Abb. 1: Bankfi lialen pro 100.000 Einwohner nach Besiedlungstyp deutscher Kreise im Jahr 2003; ohne Postbankstellen, darum niedrige Zahl bei privaten Banken (Quelle: Deutsche Bundesbank, BBR, eigene Berechnungen).
Filial-Ausbau oder -Rückzug der Banken in einer Region muss nicht nur an der dortigen Bevölkerungsdichte liegen. Die Gebiete sind auch unterschiedlich attraktiv für die Finanzdienstleister, weil sich deren Wohlstand unterscheidet. Nachdem die Rostocker Wissenschaftler dessen Einfluss statistisch herausgerechnet hatten, zeigte sich deutlich: Im Durchschnitt aller Kreise nimmt die Zahl der Filialen von Sparkassen oder Genossenschaftsbanken pro Einwohner tatsächlich immer weiter zu, je dünner ein Gebiet besiedelt ist (für die schwach vertretenen Privatbanken lagen keine ausreichenden Daten vor).
Dies scheint dem Fakt zu widersprechen, dass die Zahl der Filialen pro Quadratkilometer sinkt, wo die Bevölkerungsdichte abnimmt. Die Banken ziehen sich in schrumpfenden Regionen tatsächlich aus der Fläche zurück. So kamen 2003 im einwohnerstärkeren Westen Deutschlands 160 Bankfilialen auf Tausend Quadratkilometer, im dünner besiedelten Osten nur etwa 60.
Die Banken reduzieren ihre Präsenz jedoch weniger stark, als die Bevölkerung schrumpft. Im Ergebnis bleiben mehr Filialen pro Mensch. Berücksichtigt man, dass in den neuen Bundesländern weniger Menschen wohnen als im Westen, sind beide fast gleichauf: Die demografischen Filialdichten lagen bei 60 (West) zu 50 (Ost) Geschäftsstellen. Im Vergleich der Kreise für ganz Deutschland liegen die dünn besiedelten sogar vorn.

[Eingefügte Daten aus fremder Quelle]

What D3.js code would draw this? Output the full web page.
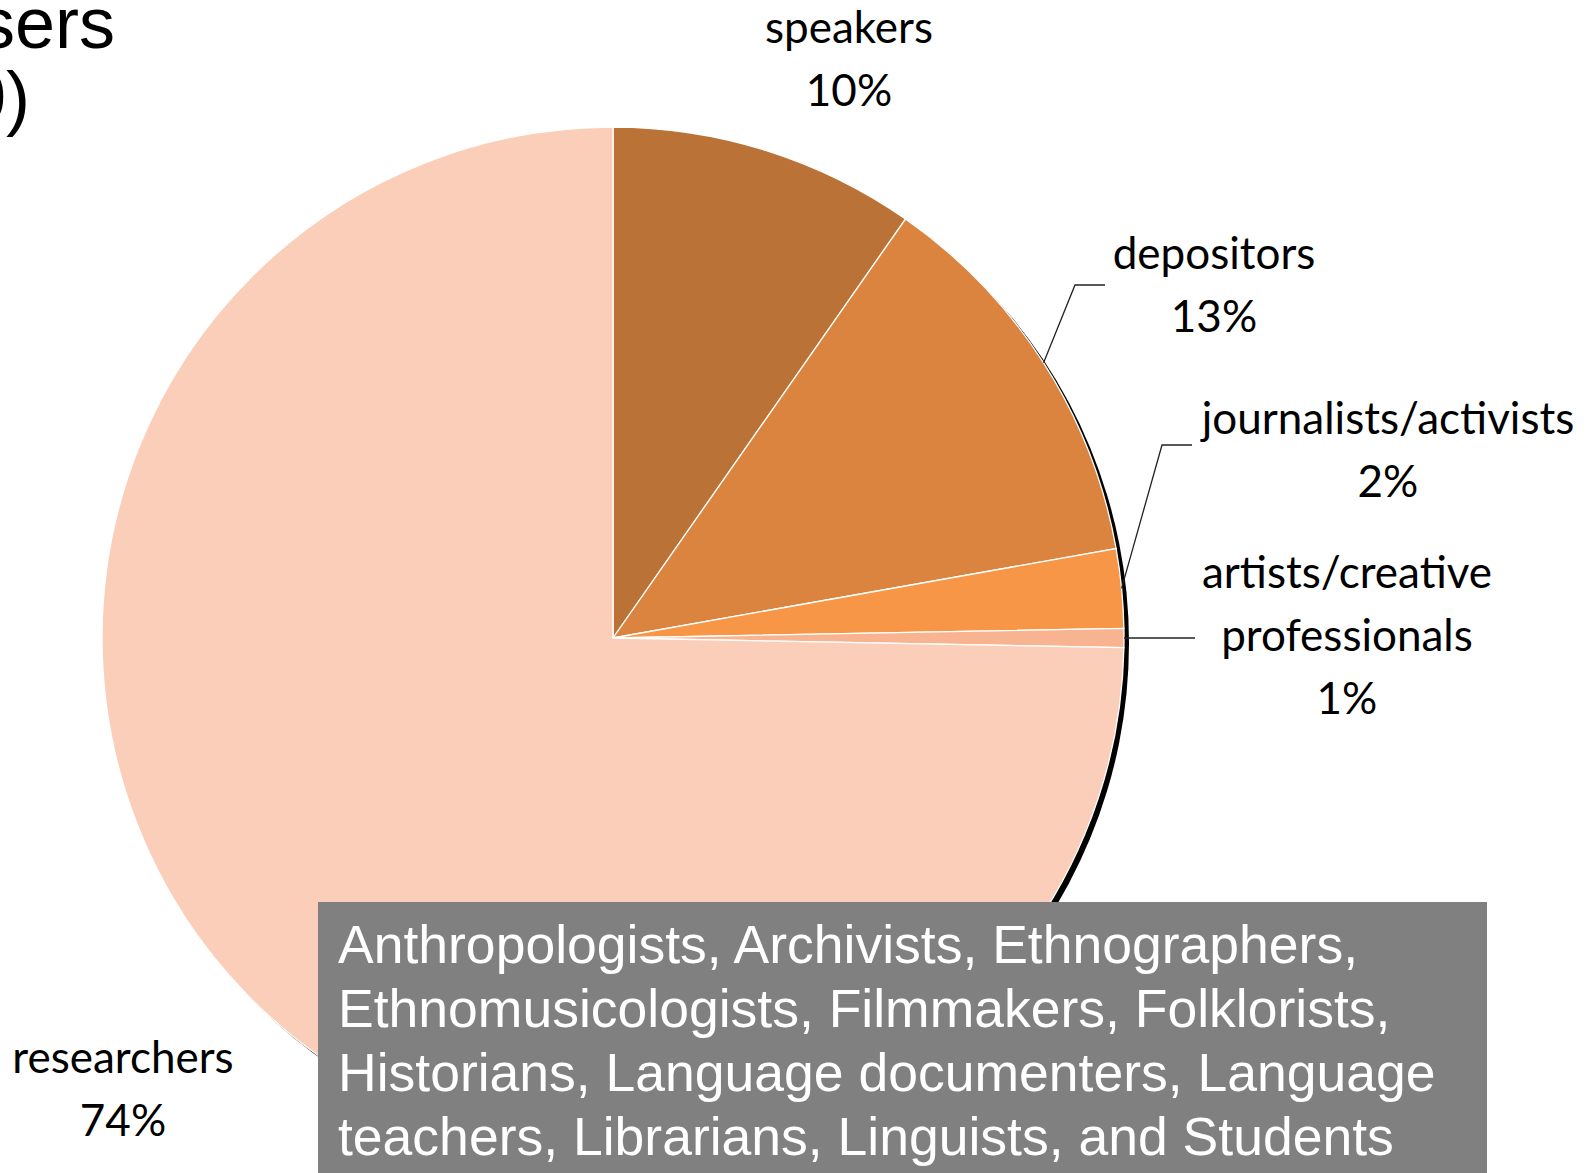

Die Versorgung durch Sparkassen und Genossenschaftsbanken wird nicht nur mit abnehmender Bevölkerungsdichte besser, sondern auch mit dem Anteil älterer Einwohner: In Kreisen mit mehr Menschen im Alter über 74 Jahren haben sie mehr Filialen als in „jüngeren“ Gebieten. Sie unterstützen damit eine Kundengruppe, die verstärkt persönlichen Kontakt und Beratung braucht. Sparkassen zeigen dabei eine höhere Spezialisierung auf „ältere“ Regionen als Genossenschaftsbanken.
Stärker sind die Sparkassen auch dort, wo die Menschen ärmer sind. Der Marktanteil der Genossenschaftsbanken nimmt mit sinkendem Wohlstand der Kunden spürbar ab, der der Sparkassen hingegen zu. Auf Länderebene liegt die Bundesrepublik mit einer demografischen Filialdichte von 48 im Jahr 2009 knapp über dem Länderdurchschnitt der EU 27 von 46. Die Bankenkrise hat keinen merklichen Einfluss auf die Entwicklung der Bankstellendichte gehabt. Ein abnehmender Trend ist in allen europäischen Ländern bereits vorher zu beobachten.